As Earl recalled the scene, her eyes were glowing.
It was the summer of 1928, the Ozark Mountains. Her father
steered their Willis Knight towards a roadside watermelon stand,
the midpoint of the 300-mile drive to visit relatives in Pine
Bluff. Six children — three across the back seat, three on fold
down jump seats — poured out of the car and onto the grassy bank
of a mountain stream; their mother handed out sandwiches she’d
prepared back home in Shreveport. Earl, four years old at the time,
can’t quite remember the sandwich she had, but she remembers the
watermelon, the way her father tied a rope around it and sank it
into to the stream to cool, the way, after lunch, he carved it with
a long knife.
“That was the best I ever ate,” she recently said.
“The best watermelon?”
“The best anything.”
My mother (whom I call Earl for reasons neither of us remembers)
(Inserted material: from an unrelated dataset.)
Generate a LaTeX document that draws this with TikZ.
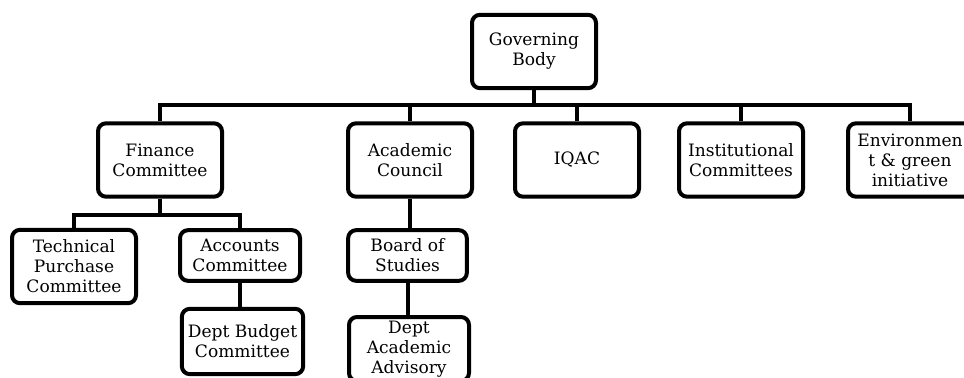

will turn 79 in October — that drive to Pine Bluff is closer in
time to the Civil War than to the moment of this writing. Her
parents, Percy and Mathille Meyer, died decades ago; the names of
their children echo another era: Sophie, Bertha, Herman, Tillie,
Percy Jr. and Leona. Only the baby, Leona — also known as Earl —
is still alive.
And only recently have I begun to coax out of Earl details of
her early years.
It turns out, for example, that the great love of her life was
not the father of her two children but a hard-drinking,
motorcycle-riding daredevil pilot named Buddy — her first husband
— whom she seldom mentioned even after my dad died in 1979. Last
year, though, after I nagged her an entire afternoon, Earl finally
broke down and showed me a magazine clipping she’d saved. It told
the story of how Buddy, flying “coffin corner” on a bombing run
over Germany in May 1944, wound up with an unexploded bomb lodged
in the tail of his plane — and how he had to fly back to England
and land knowing the bomb might detonate at any moment. He made it
back alive. And after the war, she married him….
But then, as Earl was tucking away the yellowed clipping, I
glanced up at her: I’d always thought she’d gotten married
before the war. Well, yes, she nodded. Then she blushed.
After the war, she’d married Buddy a second time.
It was her own little bombshell.
Since that moment, I’ve become an eager historian of Earliana, a
collector of recollections and images from a life more adventurous,
more dramatic, more (no use denying it) romantic than my
own. Other impressions from the war years: Earl, in a pair of
oversized aviator goggles, buckled into the front seat of an open
cockpit, screaming herself hoarse as Buddy takes their crop duster
on a series of barrel rolls; or Earl and her chum Eunace driving
from Ohio to Florida — despite fuel rationing — managing the
entire distance by flirting with gas station attendants.
But the most surreal images are of Earl as a little girl, the
tiny terror of Louisiana Avenue, falling out of a treehouse in her
backyard, slinging stones at bumblebees and then dashing for cover,
setting fire, accidentally, to the family garage. (She swears she
wasn’t smoking!) When she was six, playing cowboys and indians,
waving a wooden arrow, patting her open mouth and yelling woo,
woo, woo, she tripped and fell — and wound up with the arrow
broken off in her throat. When she was eight, playing cops and
robbers, she tried to arrest an older male cousin; when he wouldn’t
go quietly to their make-believe jail, Earl ran back into the
house, grabbed her b.b. gun, marched back outside, and shot him in
the leg.
There are only five photographs of Earl prior to 1941. Two are
class portraits, static black and whites, and distant enough so
that I must take her word that the blurry face in the middle row is
hers. The other three are rigidly posed, one in a confirmation
gown, two in Sunday School dresses; these too have a generic
quality. There is little of Earl in them — one of them,
in fact, looks more like my sixteen-year-old niece.
That’s the reason mental images are so precious. Baby-boomers
take for granted the many photo ops of our own childhoods, yet our
parents comprise the last generation not photographed on an
obsessive basis. Nor, of course, can we go to the videotape, now
ubiquitous in the lives of our children, of Earl’s first toddling
steps …or her first ride on a two-wheeler…or her first prom
date.
I propose, therefore, a different kind of celebration for
Mother’s Day 2002. Let’s set aside, for once, the flowers, the
chocolates — even the coffee mug proclaiming “World’s Greatest
Mom.” It’s all fine, but it’s supporting actress stuff. Let us,
rather, corner our moms. Let us be their paparazzi. Let us sit them
down in comfy chairs and nag and nag until they give up their
secrets.
They may have more than they let on.